Addiction has been something that has lived with me for a long time. I had no idea what it was that came into my house every night and took me hostage, nor did I know that its intent was on killing me slowly. I was naïve until I was a junior in high school.
I remember the day I found out that porn was a serial killer out to destroy my life but that it disguised its self as my best friend.
One day, I was lying in bed scrolling the internet like always. For many weeks now, I had felt empty inside. I felt depressed, sad, stuck, dying, alone, and anxious at all times.
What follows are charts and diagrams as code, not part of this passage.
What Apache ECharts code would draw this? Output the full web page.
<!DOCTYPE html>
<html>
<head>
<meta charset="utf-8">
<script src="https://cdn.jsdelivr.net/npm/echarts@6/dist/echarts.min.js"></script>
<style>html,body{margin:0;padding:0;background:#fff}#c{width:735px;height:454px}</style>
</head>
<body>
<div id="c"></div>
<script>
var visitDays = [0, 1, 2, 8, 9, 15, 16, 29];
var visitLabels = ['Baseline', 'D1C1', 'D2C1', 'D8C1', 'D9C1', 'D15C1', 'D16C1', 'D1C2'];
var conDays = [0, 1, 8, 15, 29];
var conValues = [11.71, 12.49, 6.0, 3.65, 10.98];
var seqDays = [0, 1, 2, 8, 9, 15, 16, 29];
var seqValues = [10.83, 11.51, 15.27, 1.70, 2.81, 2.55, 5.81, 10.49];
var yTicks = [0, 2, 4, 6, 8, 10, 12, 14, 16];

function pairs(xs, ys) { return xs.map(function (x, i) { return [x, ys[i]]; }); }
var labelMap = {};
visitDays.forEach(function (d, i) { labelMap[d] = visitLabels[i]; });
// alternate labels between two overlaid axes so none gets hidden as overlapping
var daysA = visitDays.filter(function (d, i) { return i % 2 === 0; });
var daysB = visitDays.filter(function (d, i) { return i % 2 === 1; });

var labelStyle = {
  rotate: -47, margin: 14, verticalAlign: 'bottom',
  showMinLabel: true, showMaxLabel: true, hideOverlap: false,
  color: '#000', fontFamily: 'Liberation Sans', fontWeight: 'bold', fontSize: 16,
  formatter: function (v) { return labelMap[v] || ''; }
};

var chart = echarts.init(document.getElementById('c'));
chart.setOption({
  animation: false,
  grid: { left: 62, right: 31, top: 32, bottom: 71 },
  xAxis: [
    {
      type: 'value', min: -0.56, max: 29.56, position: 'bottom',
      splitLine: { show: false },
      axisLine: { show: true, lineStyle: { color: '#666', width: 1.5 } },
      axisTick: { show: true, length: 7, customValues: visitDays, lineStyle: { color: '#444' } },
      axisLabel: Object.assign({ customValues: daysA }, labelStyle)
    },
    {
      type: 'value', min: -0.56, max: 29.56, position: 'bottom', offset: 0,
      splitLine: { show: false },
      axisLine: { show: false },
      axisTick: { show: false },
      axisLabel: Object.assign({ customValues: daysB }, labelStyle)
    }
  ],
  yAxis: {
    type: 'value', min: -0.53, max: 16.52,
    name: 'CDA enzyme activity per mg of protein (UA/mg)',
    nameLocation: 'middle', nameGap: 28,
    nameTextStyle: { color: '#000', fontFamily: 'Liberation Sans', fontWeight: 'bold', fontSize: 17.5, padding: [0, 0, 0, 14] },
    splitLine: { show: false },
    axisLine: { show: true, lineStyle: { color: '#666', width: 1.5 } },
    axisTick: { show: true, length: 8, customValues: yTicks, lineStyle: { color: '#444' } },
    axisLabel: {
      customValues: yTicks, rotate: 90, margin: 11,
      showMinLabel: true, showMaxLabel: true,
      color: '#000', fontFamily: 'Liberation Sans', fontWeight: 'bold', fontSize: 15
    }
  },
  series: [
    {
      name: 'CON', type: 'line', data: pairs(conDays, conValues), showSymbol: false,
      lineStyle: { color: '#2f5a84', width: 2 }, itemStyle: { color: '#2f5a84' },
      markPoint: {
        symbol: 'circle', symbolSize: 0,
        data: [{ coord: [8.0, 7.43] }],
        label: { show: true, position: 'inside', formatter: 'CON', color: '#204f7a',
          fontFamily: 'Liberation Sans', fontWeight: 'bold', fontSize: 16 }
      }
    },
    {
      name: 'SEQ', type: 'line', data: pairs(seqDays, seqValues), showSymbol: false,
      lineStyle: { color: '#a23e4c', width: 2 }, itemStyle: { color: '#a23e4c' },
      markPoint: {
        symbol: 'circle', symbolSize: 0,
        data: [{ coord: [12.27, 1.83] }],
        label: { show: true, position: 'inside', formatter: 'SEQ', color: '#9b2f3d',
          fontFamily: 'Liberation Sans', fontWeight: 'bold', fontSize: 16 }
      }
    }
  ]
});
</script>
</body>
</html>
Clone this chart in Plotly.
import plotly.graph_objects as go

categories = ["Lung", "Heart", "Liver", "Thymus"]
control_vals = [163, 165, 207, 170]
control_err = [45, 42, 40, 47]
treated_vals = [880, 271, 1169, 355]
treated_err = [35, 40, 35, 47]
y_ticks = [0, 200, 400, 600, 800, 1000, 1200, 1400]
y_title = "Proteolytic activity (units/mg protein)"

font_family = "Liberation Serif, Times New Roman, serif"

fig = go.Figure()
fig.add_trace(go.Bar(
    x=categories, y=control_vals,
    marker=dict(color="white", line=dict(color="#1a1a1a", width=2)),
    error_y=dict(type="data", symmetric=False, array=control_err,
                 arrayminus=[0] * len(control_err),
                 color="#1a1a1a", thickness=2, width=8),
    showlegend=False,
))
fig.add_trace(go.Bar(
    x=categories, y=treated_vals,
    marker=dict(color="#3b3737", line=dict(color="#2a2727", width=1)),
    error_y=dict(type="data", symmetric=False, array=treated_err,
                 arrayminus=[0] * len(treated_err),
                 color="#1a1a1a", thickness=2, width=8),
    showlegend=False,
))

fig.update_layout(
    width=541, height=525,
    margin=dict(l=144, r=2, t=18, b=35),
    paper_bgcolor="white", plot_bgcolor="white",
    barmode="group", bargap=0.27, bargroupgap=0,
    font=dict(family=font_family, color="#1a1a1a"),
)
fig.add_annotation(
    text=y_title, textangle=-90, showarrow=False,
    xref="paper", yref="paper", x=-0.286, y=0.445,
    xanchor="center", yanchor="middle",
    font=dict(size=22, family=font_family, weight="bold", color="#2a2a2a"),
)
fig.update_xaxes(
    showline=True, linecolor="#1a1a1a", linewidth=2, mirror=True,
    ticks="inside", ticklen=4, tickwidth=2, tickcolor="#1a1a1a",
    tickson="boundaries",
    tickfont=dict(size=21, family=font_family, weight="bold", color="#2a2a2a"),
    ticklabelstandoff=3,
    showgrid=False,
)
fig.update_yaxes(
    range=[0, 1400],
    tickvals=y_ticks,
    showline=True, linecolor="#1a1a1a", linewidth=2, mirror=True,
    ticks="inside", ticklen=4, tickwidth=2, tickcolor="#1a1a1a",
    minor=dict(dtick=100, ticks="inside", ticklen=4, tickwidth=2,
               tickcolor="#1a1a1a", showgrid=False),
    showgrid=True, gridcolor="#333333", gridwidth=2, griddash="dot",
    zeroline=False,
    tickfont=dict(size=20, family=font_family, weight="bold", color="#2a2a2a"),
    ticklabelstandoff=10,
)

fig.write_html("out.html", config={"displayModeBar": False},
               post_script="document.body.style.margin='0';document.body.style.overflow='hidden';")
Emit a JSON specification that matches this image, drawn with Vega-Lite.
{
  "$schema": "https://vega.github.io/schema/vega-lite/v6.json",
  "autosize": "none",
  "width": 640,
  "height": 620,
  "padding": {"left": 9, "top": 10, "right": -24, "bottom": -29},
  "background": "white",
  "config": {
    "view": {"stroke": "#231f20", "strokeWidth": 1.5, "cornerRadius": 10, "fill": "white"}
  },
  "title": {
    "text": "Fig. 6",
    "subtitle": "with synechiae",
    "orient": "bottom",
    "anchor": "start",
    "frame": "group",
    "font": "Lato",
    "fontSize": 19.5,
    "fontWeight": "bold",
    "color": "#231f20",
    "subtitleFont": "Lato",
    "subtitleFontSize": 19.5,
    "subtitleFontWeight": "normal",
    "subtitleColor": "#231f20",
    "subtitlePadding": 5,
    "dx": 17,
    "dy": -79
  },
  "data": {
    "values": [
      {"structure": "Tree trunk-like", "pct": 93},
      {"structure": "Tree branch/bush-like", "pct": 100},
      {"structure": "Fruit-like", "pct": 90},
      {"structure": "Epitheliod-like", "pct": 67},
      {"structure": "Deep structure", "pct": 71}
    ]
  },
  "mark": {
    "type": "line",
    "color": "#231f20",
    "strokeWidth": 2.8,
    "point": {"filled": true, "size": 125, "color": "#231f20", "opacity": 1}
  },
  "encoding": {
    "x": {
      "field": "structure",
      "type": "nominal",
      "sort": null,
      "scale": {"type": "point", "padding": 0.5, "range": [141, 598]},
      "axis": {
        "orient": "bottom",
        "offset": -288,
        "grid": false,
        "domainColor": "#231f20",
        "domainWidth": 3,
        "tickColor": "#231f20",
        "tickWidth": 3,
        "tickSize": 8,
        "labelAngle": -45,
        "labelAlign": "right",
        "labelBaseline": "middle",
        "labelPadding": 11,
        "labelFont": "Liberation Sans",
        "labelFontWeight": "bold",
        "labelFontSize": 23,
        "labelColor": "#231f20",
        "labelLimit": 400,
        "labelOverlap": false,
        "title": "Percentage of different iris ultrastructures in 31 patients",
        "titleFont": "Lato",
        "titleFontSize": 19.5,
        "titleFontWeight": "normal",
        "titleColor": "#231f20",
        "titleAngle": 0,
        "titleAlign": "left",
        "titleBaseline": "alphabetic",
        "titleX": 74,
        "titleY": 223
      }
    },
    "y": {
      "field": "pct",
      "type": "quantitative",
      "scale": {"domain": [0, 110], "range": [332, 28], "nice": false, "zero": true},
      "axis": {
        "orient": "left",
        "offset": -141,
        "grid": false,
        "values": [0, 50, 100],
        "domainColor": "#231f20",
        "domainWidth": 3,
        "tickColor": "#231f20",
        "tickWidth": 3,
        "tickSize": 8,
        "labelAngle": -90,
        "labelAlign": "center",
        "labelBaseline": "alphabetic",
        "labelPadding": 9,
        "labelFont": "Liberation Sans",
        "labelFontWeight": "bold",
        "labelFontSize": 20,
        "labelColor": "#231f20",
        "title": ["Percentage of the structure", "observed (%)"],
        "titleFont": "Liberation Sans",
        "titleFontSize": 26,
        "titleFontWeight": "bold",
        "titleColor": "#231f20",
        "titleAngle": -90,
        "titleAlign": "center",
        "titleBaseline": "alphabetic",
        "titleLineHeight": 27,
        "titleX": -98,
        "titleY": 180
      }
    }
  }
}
I didn’t understand what was causing me to feel this way, and like any question I wanted answered quick, I googled it.
(Photo taken from google)
I googled the symptoms that I was suffering, and while scrolling through chat rooms and websites of people asking these questions, I ran into a question what was asked by somebody in a yahoo website. The guy listed all the symptoms I had, and asked if they had anything to do with him masturbating. Instantly that caught my attention because I had always masturbated, chronically, and here there was somebody mentioning my deepest darkest secret alongside all the other symptoms I had.
I continue reading and ran into something called nofap. “Nofap?”. I google that too, and that day I found out two things that would change my life forever. I found out what a backstabbing, narcissistic demonic lying spirit that porn was. I also found out that I was an addict who had been slowly dying since the age of 8, but had no idea! Or mabye I was just in denial.
After that day, I stayed up for many nights in a row, reading and researching about porn addiction, maybe, symptoms, causes, consequences, solutions, and life after addiction.
This life-after addiction sounded amazing!! Friends, high self-esteem, confidence, freedom!!!!!!
And from then forward, what awaited me was the longest life changing journey I would embark on. Four years of pure suffering every day and night to be exact. A journey full of ups, downs, mental breakdowns, tears, joy, blessings, losing friends, risks, loneliness, losing myself, finding myself, and ultimately finding my freedom.